Data
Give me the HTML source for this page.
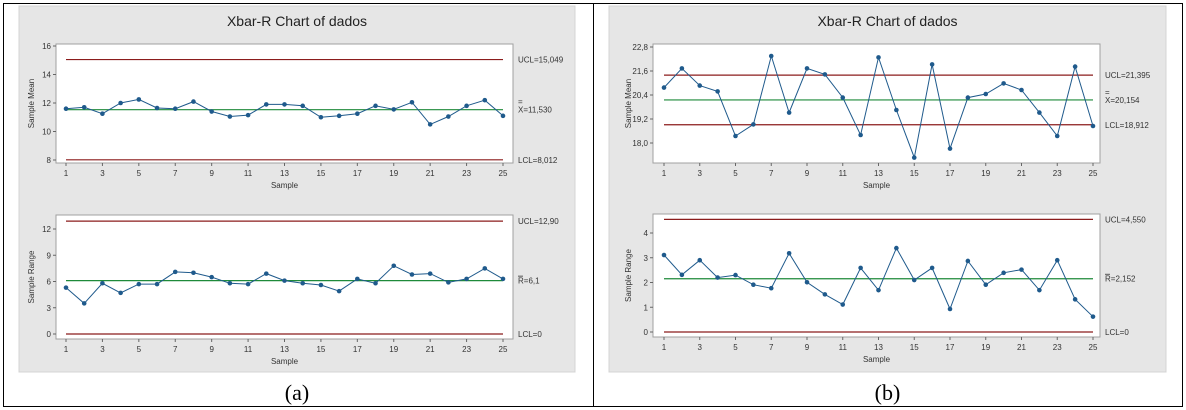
<!DOCTYPE html>
<html><head><meta charset="utf-8">
<style>
html,body{margin:0;padding:0;background:#fff;}
body{width:1186px;height:410px;overflow:hidden;font-family:"Liberation Sans",sans-serif;}
svg{display:block;}
</style></head>
<body>
<svg id="fig" width="1186" height="410" viewBox="0 0 1186 410" xmlns="http://www.w3.org/2000/svg"></svg>
<script>
// ---- Data ----
const samples = [1,2,3,4,5,6,7,8,9,10,11,12,13,14,15,16,17,18,19,20,21,22,23,24,25];
const xTickLabels = [1,3,5,7,9,11,13,15,17,19,21,23,25];

const meanA = [11.6,11.7,11.25,12.0,12.25,11.65,11.6,12.1,11.4,11.05,11.15,11.9,11.9,11.8,11.0,11.1,11.25,11.8,11.55,12.05,10.5,11.05,11.8,12.2,11.1];
const rangeA = [5.3,3.5,5.8,4.7,5.7,5.7,7.1,7.0,6.5,5.8,5.7,6.9,6.1,5.8,5.6,4.9,6.3,5.8,7.8,6.8,6.9,5.9,6.3,7.5,6.3];
const meanB = [20.77,21.73,20.87,20.58,18.35,18.93,22.35,19.52,21.73,21.43,20.27,18.4,22.28,19.65,17.27,21.93,17.72,20.27,20.45,20.98,20.65,19.52,18.35,21.82,18.85];
const rangeB = [3.11,2.31,2.9,2.2,2.3,1.91,1.77,3.18,2.01,1.52,1.11,2.59,1.69,3.39,2.1,2.59,0.93,2.87,1.91,2.39,2.52,1.69,2.9,1.32,0.62];

const meanATicks = [8,10,12,14,16];
const meanATickLabels = ["8","10","12","14","16"];
const rangeATicks = [0,3,6,9,12];
const rangeATickLabels = ["0","3","6","9","12"];
const meanBTicks = [18.0,19.2,20.4,21.6,22.8];
const meanBTickLabels = ["18,0","19,2","20,4","21,6","22,8"];
const rangeBTicks = [0,1,2,3,4];
const rangeBTickLabels = ["0","1","2","3","4"];

const limitsMeanA = [15.049,11.530,8.012];
const limitsRangeA = [12.90,6.1,0];
const limitsMeanB = [21.395,20.154,18.912];
const limitsRangeB = [4.550,2.152,0];
const limitTextMeanA = ["UCL=15,049","X=11,530","LCL=8,012"];
const limitTextRangeA = ["UCL=12,90","R=6,1","LCL=0"];
const limitTextMeanB = ["UCL=21,395","X=20,154","LCL=18,912"];
const limitTextRangeB = ["UCL=4,550","R=2,152","LCL=0"];

const NS="http://www.w3.org/2000/svg";
const svg=document.getElementById('fig');
function mk(tag,attrs,parent){const e=document.createElementNS(NS,tag);for(const k in attrs)e.setAttribute(k,attrs[k]);(parent||svg).appendChild(e);return e;}

const frame=mk('rect',{x:3.5,y:3.5,width:1179,height:403,fill:'none',stroke:'#000','stroke-width':1});


const divl=mk('line',{x1:593.5,y1:3,x2:593.5,y2:407,stroke:'#000','stroke-width':1});



function panel(name,gx,gw,label){
  const g=mk('g',{});
  
  
  const bg=mk('rect',{x:gx,y:6,width:gw,height:366,fill:'#e6e6e6',stroke:'#d4d4d4'},g);
  
  
  const t=mk('text',{x:gx+gw/2,y:26,'text-anchor':'middle','font-size':14,fill:'#222'},g);
  t.textContent='Xbar-R Chart of dados';
  
  
  const c=mk('text',{x:gx+gw/2,y:400,'text-anchor':'middle','font-size':22,'font-family':'Liberation Serif, serif',fill:'#000'},g);
  c.textContent=label;
  
  
  return g;
}

function chart(g,name,px0,px1,py0,py1,x1pos,x25pos,vA,yA,vB,yB,ticks,tickLabels,vals,limits,limText,yTitle,barKind){
  const cg=mk('g',{},g);
  
  
  const xs=i=>x1pos+(i-1)*(x25pos-x1pos)/24;
  const ys=v=>yA+(v-vA)*(yB-yA)/(vB-vA);
  const pa=mk('rect',{x:px0,y:py0,width:px1-px0,height:py1-py0,fill:'#fff',stroke:'#a0a0a0'},cg);
  
  
  ticks.forEach((t,k)=>{
    const y=ys(t);
    const tl=mk('line',{x1:px0-3,y1:y,x2:px0,y2:y,stroke:'#666'},cg);
    
    
    const tx=mk('text',{x:px0-5,y:y+3,'text-anchor':'end','font-size':8,fill:'#333'},cg);
    tx.textContent=tickLabels[k];
    
    
  });
  xTickLabels.forEach(s=>{
    const x=xs(s);
    const tl=mk('line',{x1:x,y1:py1,x2:x,y2:py1+3,stroke:'#666'},cg);
    
    
    const tx=mk('text',{x:x,y:py1+13,'text-anchor':'middle','font-size':8,fill:'#333'},cg);
    tx.textContent=String(s);
    
    
  });
  const xt=mk('text',{x:(px0+px1)/2,y:py1+25,'text-anchor':'middle','font-size':8,fill:'#333'},cg);
  xt.textContent='Sample';
  
  
  const cy=(py0+py1)/2;
  const yt=mk('text',{x:px0-22,y:cy,'text-anchor':'middle','font-size':8,fill:'#333',transform:'rotate(-90 '+(px0-22)+' '+cy+')'},cg);
  yt.textContent=yTitle;
  
  
  const lx0=xs(1), lx1=xs(25);
  limits.forEach((v,k)=>{
    const y=ys(v);
    const ln=mk('line',{x1:lx0,y1:y,x2:lx1,y2:y,stroke:k===1?'#1e8a3a':'#8b1c1c','stroke-width':1.2},cg);
    
    
    const tx=mk('text',{x:px1+5,y:y+3,'font-size':8,fill:'#333'},cg);
    tx.textContent=limText[k];
    
    
    if(k===1){
      if(barKind==='double'){
        const b=mk('text',{x:px1+5,y:y-5,'font-size':8,fill:'#333'},cg);
        b.textContent='=';
        
        
      } else {
        const b=mk('line',{x1:px1+5,y1:y-4.5,x2:px1+10,y2:y-4.5,stroke:'#333','stroke-width':0.8},cg);
        
        
      }
    }
  });
  const pts=samples.map((s,i)=>xs(s).toFixed(1)+','+ys(vals[i]).toFixed(1)).join(' ');
  const pl=mk('polyline',{points:pts,fill:'none',stroke:'#1f5a8c','stroke-width':1},cg);
  
  
  samples.forEach((s,i)=>{
    const p=mk('circle',{cx:xs(s),cy:ys(vals[i]),r:2.3,fill:'#1f5a8c'},cg);
    
    
  });
}

const pa=panel('panel-a',19,556,'(a)');
chart(pa,'xbar-chart-a',56,513,44,163,66,503,8,160,16,46,meanATicks,meanATickLabels,meanA,limitsMeanA,limitTextMeanA,'Sample Mean','double');
chart(pa,'r-chart-a',56,513,215,339,66,503,0,334,12,229,rangeATicks,rangeATickLabels,rangeA,limitsRangeA,limitTextRangeA,'Sample Range','single');

const pb=panel('panel-b',609,557,'(b)');
chart(pb,'xbar-chart-b',653,1100,44,163,664,1093,18.0,143,22.8,47,meanBTicks,meanBTickLabels,meanB,limitsMeanB,limitTextMeanB,'Sample Mean','double');
chart(pb,'r-chart-b',653,1100,214,337,664,1093,0,332,4,233,rangeBTicks,rangeBTickLabels,rangeB,limitsRangeB,limitTextRangeB,'Sample Range','single');
</script>
</body></html>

Exercise
Reproduce the listing word for word and omit its pictures.

Completed exercise
Give me the HTML source for this page.
<!DOCTYPE html>
<html><head><meta charset="utf-8">
<style>
html,body{margin:0;padding:0;background:#fff;}
body{width:1186px;height:410px;overflow:hidden;font-family:"Liberation Sans",sans-serif;}
svg{display:block;}
</style></head>
<body>
<svg id="fig" width="1186" height="410" viewBox="0 0 1186 410" xmlns="http://www.w3.org/2000/svg"></svg>
<script>
// ---- Data ----
const samples = [1,2,3,4,5,6,7,8,9,10,11,12,13,14,15,16,17,18,19,20,21,22,23,24,25];
const xTickLabels = [1,3,5,7,9,11,13,15,17,19,21,23,25];

const meanA = [11.6,11.7,11.25,12.0,12.25,11.65,11.6,12.1,11.4,11.05,11.15,11.9,11.9,11.8,11.0,11.1,11.25,11.8,11.55,12.05,10.5,11.05,11.8,12.2,11.1];
const rangeA = [5.3,3.5,5.8,4.7,5.7,5.7,7.1,7.0,6.5,5.8,5.7,6.9,6.1,5.8,5.6,4.9,6.3,5.8,7.8,6.8,6.9,5.9,6.3,7.5,6.3];
const meanB = [20.77,21.73,20.87,20.58,18.35,18.93,22.35,19.52,21.73,21.43,20.27,18.4,22.28,19.65,17.27,21.93,17.72,20.27,20.45,20.98,20.65,19.52,18.35,21.82,18.85];
const rangeB = [3.11,2.31,2.9,2.2,2.3,1.91,1.77,3.18,2.01,1.52,1.11,2.59,1.69,3.39,2.1,2.59,0.93,2.87,1.91,2.39,2.52,1.69,2.9,1.32,0.62];

const meanATicks = [8,10,12,14,16];
const meanATickLabels = ["8","10","12","14","16"];
const rangeATicks = [0,3,6,9,12];
const rangeATickLabels = ["0","3","6","9","12"];
const meanBTicks = [18.0,19.2,20.4,21.6,22.8];
const meanBTickLabels = ["18,0","19,2","20,4","21,6","22,8"];
const rangeBTicks = [0,1,2,3,4];
const rangeBTickLabels = ["0","1","2","3","4"];

const limitsMeanA = [15.049,11.530,8.012];
const limitsRangeA = [12.90,6.1,0];
const limitsMeanB = [21.395,20.154,18.912];
const limitsRangeB = [4.550,2.152,0];
const limitTextMeanA = ["UCL=15,049","X=11,530","LCL=8,012"];
const limitTextRangeA = ["UCL=12,90","R=6,1","LCL=0"];
const limitTextMeanB = ["UCL=21,395","X=20,154","LCL=18,912"];
const limitTextRangeB = ["UCL=4,550","R=2,152","LCL=0"];

const NS="http://www.w3.org/2000/svg";
const svg=document.getElementById('fig');
function mk(tag,attrs,parent){const e=document.createElementNS(NS,tag);for(const k in attrs)e.setAttribute(k,attrs[k]);(parent||svg).appendChild(e);return e;}

const frame=mk('rect',{x:3.5,y:3.5,width:1179,height:403,fill:'none',stroke:'#000','stroke-width':1});


const divl=mk('line',{x1:593.5,y1:3,x2:593.5,y2:407,stroke:'#000','stroke-width':1});



function panel(name,gx,gw,label){
  const g=mk('g',{});
  
  
  const bg=mk('rect',{x:gx,y:6,width:gw,height:366,fill:'#e6e6e6',stroke:'#d4d4d4'},g);
  
  
  const t=mk('text',{x:gx+gw/2,y:26,'text-anchor':'middle','font-size':14,fill:'#222'},g);
  t.textContent='Xbar-R Chart of dados';
  
  
  const c=mk('text',{x:gx+gw/2,y:400,'text-anchor':'middle','font-size':22,'font-family':'Liberation Serif, serif',fill:'#000'},g);
  c.textContent=label;
  
  
  return g;
}

function chart(g,name,px0,px1,py0,py1,x1pos,x25pos,vA,yA,vB,yB,ticks,tickLabels,vals,limits,limText,yTitle,barKind){
  const cg=mk('g',{},g);
  
  
  const xs=i=>x1pos+(i-1)*(x25pos-x1pos)/24;
  const ys=v=>yA+(v-vA)*(yB-yA)/(vB-vA);
  const pa=mk('rect',{x:px0,y:py0,width:px1-px0,height:py1-py0,fill:'#fff',stroke:'#a0a0a0'},cg);
  
  
  ticks.forEach((t,k)=>{
    const y=ys(t);
    const tl=mk('line',{x1:px0-3,y1:y,x2:px0,y2:y,stroke:'#666'},cg);
    
    
    const tx=mk('text',{x:px0-5,y:y+3,'text-anchor':'end','font-size':8,fill:'#333'},cg);
    tx.textContent=tickLabels[k];
    
    
  });
  xTickLabels.forEach(s=>{
    const x=xs(s);
    const tl=mk('line',{x1:x,y1:py1,x2:x,y2:py1+3,stroke:'#666'},cg);
    
    
    const tx=mk('text',{x:x,y:py1+13,'text-anchor':'middle','font-size':8,fill:'#333'},cg);
    tx.textContent=String(s);
    
    
  });
  const xt=mk('text',{x:(px0+px1)/2,y:py1+25,'text-anchor':'middle','font-size':8,fill:'#333'},cg);
  xt.textContent='Sample';
  
  
  const cy=(py0+py1)/2;
  const yt=mk('text',{x:px0-22,y:cy,'text-anchor':'middle','font-size':8,fill:'#333',transform:'rotate(-90 '+(px0-22)+' '+cy+')'},cg);
  yt.textContent=yTitle;
  
  
  const lx0=xs(1), lx1=xs(25);
  limits.forEach((v,k)=>{
    const y=ys(v);
    const ln=mk('line',{x1:lx0,y1:y,x2:lx1,y2:y,stroke:k===1?'#1e8a3a':'#8b1c1c','stroke-width':1.2},cg);
    
    
    const tx=mk('text',{x:px1+5,y:y+3,'font-size':8,fill:'#333'},cg);
    tx.textContent=limText[k];
    
    
    if(k===1){
      if(barKind==='double'){
        const b=mk('text',{x:px1+5,y:y-5,'font-size':8,fill:'#333'},cg);
        b.textContent='=';
        
        
      } else {
        const b=mk('line',{x1:px1+5,y1:y-4.5,x2:px1+10,y2:y-4.5,stroke:'#333','stroke-width':0.8},cg);
        
        
      }
    }
  });
  const pts=samples.map((s,i)=>xs(s).toFixed(1)+','+ys(vals[i]).toFixed(1)).join(' ');
  const pl=mk('polyline',{points:pts,fill:'none',stroke:'#1f5a8c','stroke-width':1},cg);
  
  
  samples.forEach((s,i)=>{
    const p=mk('circle',{cx:xs(s),cy:ys(vals[i]),r:2.3,fill:'#1f5a8c'},cg);
    
    
  });
}

const pa=panel('panel-a',19,556,'(a)');
chart(pa,'xbar-chart-a',56,513,44,163,66,503,8,160,16,46,meanATicks,meanATickLabels,meanA,limitsMeanA,limitTextMeanA,'Sample Mean','double');
chart(pa,'r-chart-a',56,513,215,339,66,503,0,334,12,229,rangeATicks,rangeATickLabels,rangeA,limitsRangeA,limitTextRangeA,'Sample Range','single');

const pb=panel('panel-b',609,557,'(b)');
chart(pb,'xbar-chart-b',653,1100,44,163,664,1093,18.0,143,22.8,47,meanBTicks,meanBTickLabels,meanB,limitsMeanB,limitTextMeanB,'Sample Mean','double');
chart(pb,'r-chart-b',653,1100,214,337,664,1093,0,332,4,233,rangeBTicks,rangeBTickLabels,rangeB,limitsRangeB,limitTextRangeB,'Sample Range','single');
</script>
</body></html>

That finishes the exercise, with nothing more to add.